Coaxiality matters when a part contains multiple cylindrical features that must stay aligned, such as a bore, sealing diameter, shoulder, and threaded section. If these features are not on the same axis, the result can be uneven sealing contact, unstable fit, rotating wear, or reduced service life. This is especially important in sleeves, valve stems, connector bodies, and other turned oil and gas parts.
A small coaxiality error may not stop assembly, but it can create eccentric loading and accelerated wear during operation. That is why cylindrical alignment is one of the clearest examples of where precision machining adds value.
Surface roughness is critical because a sealing diameter or face can be dimensionally correct and still perform poorly if the surface is too rough or inconsistent. Rough surfaces can create microscopic leakage paths, reduce contact quality, and increase wear at the sealing interface. In oil and gas parts, where media may be corrosive or pressurized, this becomes an even more serious issue.
This is why sealing performance depends on both geometry and finish. Precision machining is valuable not only because it holds the size, but because it can also produce the surface condition needed for reliable sealing.
Feature Type | Main Service Role | Why Precision Matters |
|---|---|---|
Threaded connector | Joins systems and maintains sealing load | Poor thread quality can reduce sealing reliability |
Valve sealing face | Prevents leakage under pressure | Face error can shorten seal life quickly |
Bore and sleeve interface | Controls fit and alignment | Misalignment can increase wear and instability |
Port or fastener hole pattern | Aligns assembly structure and load path | Position error can distort sealing contact |
One of the most important reasons tolerance control matters is that a part does not have to fail immediately to be wrong. Small deviations in sealing face geometry, thread engagement, hole position, or coaxiality may not create instant leakage, but they often increase local stress, uneven wear, vibration sensitivity, or seal degradation over time. This reduces the service life of the component even if the problem is not visible at first.

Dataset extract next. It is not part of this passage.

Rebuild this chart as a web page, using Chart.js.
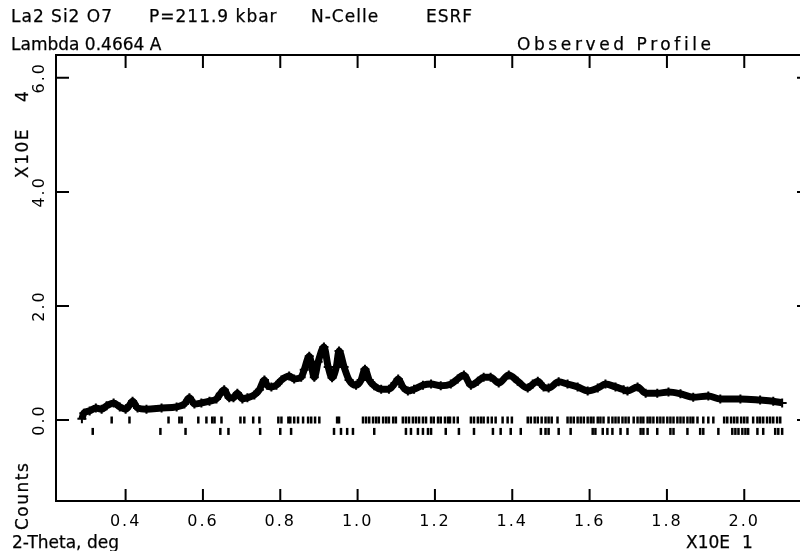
<!DOCTYPE html>
<html>
<head>
<meta charset="utf-8">
<title>La2 Si2 O7 - Observed Profile</title>
<script src="https://cdn.jsdelivr.net/npm/chart.js@4.4.1/dist/chart.umd.min.js"></script>
<style>
  html, body { margin: 0; padding: 0; background: #fff; overflow: hidden; }
  #wrap { width: 800px; height: 551px; overflow: hidden; }
  canvas { display: block; }
</style>
</head>
<body>
<div id="wrap"><canvas id="chart" width="830" height="551"></canvas></div>
<script>
// observed profile : 2-theta (x10 deg) / counts (x10^4)
const twoTheta = [
  0.287, 0.292, 0.307, 0.323, 0.338, 0.351, 0.369, 0.385, 0.400, 0.410,
  0.418, 0.431, 0.454, 0.493, 0.532, 0.552, 0.565, 0.578, 0.596, 0.617,
  0.635, 0.645, 0.655, 0.668, 0.679, 0.689, 0.702, 0.715, 0.733, 0.746,
  0.759, 0.766, 0.777, 0.790, 0.803, 0.823, 0.836, 0.854, 0.862, 0.875,
  0.888, 0.898, 0.913, 0.924, 0.934, 0.945, 0.952, 0.965, 0.978, 0.996,
  1.009, 1.019, 1.030, 1.043, 1.061, 1.081, 1.097, 1.105, 1.117, 1.130,
  1.146, 1.169, 1.190, 1.215, 1.241, 1.259, 1.275, 1.293, 1.311, 1.326,
  1.344, 1.365, 1.391, 1.414, 1.440, 1.453, 1.466, 1.481, 1.494, 1.520,
  1.543, 1.569, 1.595, 1.621, 1.641, 1.667, 1.688, 1.698, 1.724, 1.745,
  1.775, 1.804, 1.835, 1.868, 1.907, 1.938, 1.990, 2.041, 2.075, 2.098
];
const counts = [
  0.02, 0.12, 0.16, 0.21, 0.19, 0.25, 0.30, 0.23, 0.19, 0.26,
  0.33, 0.21, 0.19, 0.21, 0.23, 0.28, 0.39, 0.28, 0.30, 0.33,
  0.37, 0.46, 0.53, 0.39, 0.39, 0.47, 0.37, 0.39, 0.44, 0.53,
  0.70, 0.61, 0.58, 0.61, 0.70, 0.77, 0.72, 0.75, 0.88, 1.12,
  0.75, 1.02, 1.28, 0.93, 0.74, 0.93, 1.21, 0.93, 0.70, 0.61,
  0.70, 0.89, 0.70, 0.60, 0.54, 0.54, 0.65, 0.72, 0.58, 0.51,
  0.54, 0.61, 0.63, 0.60, 0.63, 0.72, 0.79, 0.61, 0.68, 0.75,
  0.75, 0.65, 0.79, 0.68, 0.56, 0.63, 0.68, 0.58, 0.56, 0.67,
  0.63, 0.58, 0.51, 0.56, 0.63, 0.58, 0.53, 0.51, 0.58, 0.47,
  0.47, 0.49, 0.46, 0.40, 0.42, 0.37, 0.37, 0.35, 0.33, 0.30
];

// reflection positions (two rows of markers)
const reflections1 = [
  0.364, 0.410, 0.511, 0.539, 0.545, 0.588, 0.609, 0.624, 0.630, 0.648,
  0.697, 0.707, 0.730, 0.746, 0.795, 0.803, 0.821, 0.826, 0.836, 0.846,
  0.859, 0.872, 0.880, 0.890, 0.901, 0.947, 0.952, 1.014, 1.022, 1.030,
  1.040, 1.048, 1.055, 1.066, 1.074, 1.081, 1.092, 1.099, 1.117, 1.125,
  1.133, 1.143, 1.151, 1.159, 1.169, 1.177, 1.190, 1.197, 1.208, 1.215,
  1.226, 1.234, 1.239, 1.249, 1.259, 1.293, 1.301, 1.311, 1.319, 1.326,
  1.337, 1.347, 1.357, 1.375, 1.388, 1.399, 1.440, 1.448, 1.458, 1.466,
  1.476, 1.486, 1.494, 1.502, 1.517, 1.543, 1.551, 1.559, 1.569, 1.577,
  1.585, 1.595, 1.603, 1.610, 1.621, 1.628, 1.636, 1.649, 1.659, 1.667,
  1.675, 1.685, 1.693, 1.701, 1.714, 1.724, 1.732, 1.739, 1.750, 1.757,
  1.765, 1.775, 1.783, 1.791, 1.801, 1.809, 1.817, 1.827, 1.835, 1.843,
  1.853, 1.861, 1.868, 1.879, 1.894, 1.907, 1.920, 1.948, 1.956, 1.966,
  1.974, 1.982, 1.992, 2.000, 2.008, 2.023, 2.034, 2.041, 2.049, 2.059,
  2.067, 2.075, 2.085, 2.093
];
const reflections2 = [
  0.315, 0.490, 0.555, 0.645, 0.666, 0.748, 0.800, 0.828, 0.939, 0.957,
  0.973, 0.988, 1.043, 1.125, 1.138, 1.156, 1.169, 1.182, 1.190, 1.228,
  1.262, 1.301, 1.350, 1.370, 1.396, 1.422, 1.474, 1.486, 1.494, 1.520,
  1.551, 1.608, 1.615, 1.634, 1.646, 1.659, 1.680, 1.698, 1.732, 1.739,
  1.750, 1.775, 1.809, 1.817, 1.853, 1.886, 1.894, 1.933, 1.969, 1.977,
  1.985, 1.995, 2.003, 2.010, 2.034, 2.049, 2.080, 2.088, 2.098
];
const row1Level = 0.0;
const row2Level = -0.20;

const xTicks = [0.4, 0.6, 0.8, 1.0, 1.2, 1.4, 1.6, 1.8, 2.0];
const yTicks = [0, 2, 4, 6];

const headerLine1 = ["La2 Si2 O7", "P=211.9 kbar", "N-Celle", "ESRF"];
const headerLine2 = "Lambda 0.4664 A";
const plotTitle = "Observed Profile";

const FONT = "17px 'DejaVu Sans'";

// texte légèrement épaissi, avec espacement des lettres
function spacedText(ctx, text, x, y, spacing) {
  ctx.letterSpacing = spacing + "px";
  ctx.fillText(text, x, y);
  ctx.strokeText(text, x, y);
}

// cadre + graduations internes + textes
const framePlugin = {
  id: "frame",
  beforeDraw(chart) {
    chart.ctx.letterSpacing = "2px";
  },
  afterDraw(chart) {
    const { ctx, chartArea: a, scales: { x, y } } = chart;
    ctx.save();
    ctx.strokeStyle = "#000";
    ctx.lineWidth = 2;
    ctx.strokeRect(a.left, a.top, a.right - a.left, a.bottom - a.top);
    ctx.beginPath();
    xTicks.forEach(v => {
      const px = x.getPixelForValue(v);
      ctx.moveTo(px, a.top); ctx.lineTo(px, a.top + 13);
      ctx.moveTo(px, a.bottom); ctx.lineTo(px, a.bottom - 12);
    });
    yTicks.forEach(v => {
      const py = y.getPixelForValue(v);
      ctx.moveTo(a.left, py); ctx.lineTo(a.left + 13, py);
      ctx.moveTo(a.right, py); ctx.lineTo(a.right - 13, py);
    });
    ctx.stroke();

    ctx.fillStyle = "#000";
    ctx.lineWidth = 0.25;
    ctx.font = FONT;
    ctx.textBaseline = "alphabetic";
    ctx.textAlign = "left";
    const starts = [11, 149, 311, 426];
    headerLine1.forEach((t, i) => spacedText(ctx, t, starts[i], 22, 1));
    spacedText(ctx, headerLine2, 11, 50, 0);
    spacedText(ctx, plotTitle, 517, 50, 3.6);
    spacedText(ctx, "2-Theta, deg", 12, 548, 0);
    spacedText(ctx, "X10E", 686, 548, 0);
    spacedText(ctx, "1", 742, 548, 0);

    // titres verticaux
    ctx.save();
    ctx.translate(28, 530);
    ctx.rotate(-Math.PI / 2);
    spacedText(ctx, "Counts", 0, 0, 1.5);
    ctx.restore();
    ctx.save();
    ctx.translate(28, 178);
    ctx.rotate(-Math.PI / 2);
    spacedText(ctx, "X10E", 0, 0, 1.5);
    spacedText(ctx, "4", 76, 0, 0);
    ctx.restore();

    ctx.restore();
  }
};

const profile = twoTheta.map((t, i) => ({ x: t, y: counts[i] }));
const marks1 = reflections1.map(t => ({ x: t, y: row1Level }));
const marks2 = reflections2.map(t => ({ x: t, y: row2Level }));

const ctx = document.getElementById("chart").getContext("2d");
const chart = new Chart(ctx, {
  type: "line",
  data: {
    datasets: [
      {
        label: "Observed",
        data: profile,
        borderColor: "#000",
        backgroundColor: "#000",
        borderWidth: 7,
        cubicInterpolationMode: "monotone",
        pointStyle: "cross",
        pointRadius: 4.5,
        pointBorderWidth: 2,
        pointBorderColor: "#000"
      },
      {
        label: "Phase 1",
        data: marks1,
        showLine: false,
        pointStyle: "line",
        rotation: 90,
        pointRadius: 3.5,
        pointBorderWidth: 2.5,
        pointBorderColor: "#000"
      },
      {
        label: "Phase 2",
        data: marks2,
        showLine: false,
        pointStyle: "line",
        rotation: 90,
        pointRadius: 3.5,
        pointBorderWidth: 2.5,
        pointBorderColor: "#000"
      }
    ]
  },
  options: {
    responsive: false,
    devicePixelRatio: 1,
    animation: false,
    layout: { padding: { top: 55, right: 20, left: 0, bottom: 0 } },
    plugins: {
      legend: { display: false },
      tooltip: { enabled: false }
    },
    scales: {
      x: {
        type: "linear",
        min: 0.22,
        max: 2.17,
        afterFit: s => { s.height = 50; },
        afterBuildTicks: s => { s.ticks = xTicks.map(v => ({ value: v })); },
        grid: { display: false, drawTicks: false },
        border: { display: false },
        ticks: {
          padding: 11,
          color: "#000",
          font: { family: "DejaVu Sans", size: 16 },
          maxRotation: 0,
          callback: v => v.toFixed(1)
        }
      },
      y: {
        type: "linear",
        min: -1.42,
        max: 6.40,
        afterFit: s => { s.width = 56; },
        afterBuildTicks: s => { s.ticks = yTicks.map(v => ({ value: v })); },
        grid: { display: false, drawTicks: false },
        border: { display: false },
        ticks: {
          padding: 3,
          color: "#000",
          font: { family: "DejaVu Sans", size: 16 },
          minRotation: 90,
          maxRotation: 90,
          crossAlign: "center",
          callback: v => v.toFixed(1)
        }
      }
    }
  },
  plugins: [framePlugin]
});
</script>
</body>
</html>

That is why tight control of critical features improves not only initial sealing performance, but also long-term durability in the field.
The real value of precision machining in oil and gas parts is not simply that the whole part is made to a tighter number. It is that the supplier can control the exact features that determine sealing, alignment, thread engagement, and service life. In many components, only a few surfaces and relationships carry most of the functional risk, but those features decide whether the part succeeds or fails in operation.
This is why supplier capability should be judged by how well those features are controlled, not only by the quoted price of the part. Precision machining reduces leakage risk, improves service stability, and protects the performance of the full assembly.
In summary, tolerance control and sealing surfaces are critical in oil and gas parts because sealing faces, threads, hole position, coaxiality, and surface roughness directly affect leakage resistance, fit, wear, and service life. A small dimensional deviation on a critical feature can lead to poor sealing, faster wear, or shortened operating life even when the rest of the part looks acceptable.
That is why precision machining, turning, and drilling are so important in oil and gas manufacturing. They make it possible to control the exact functional features that protect sealing integrity and long-term equipment reliability.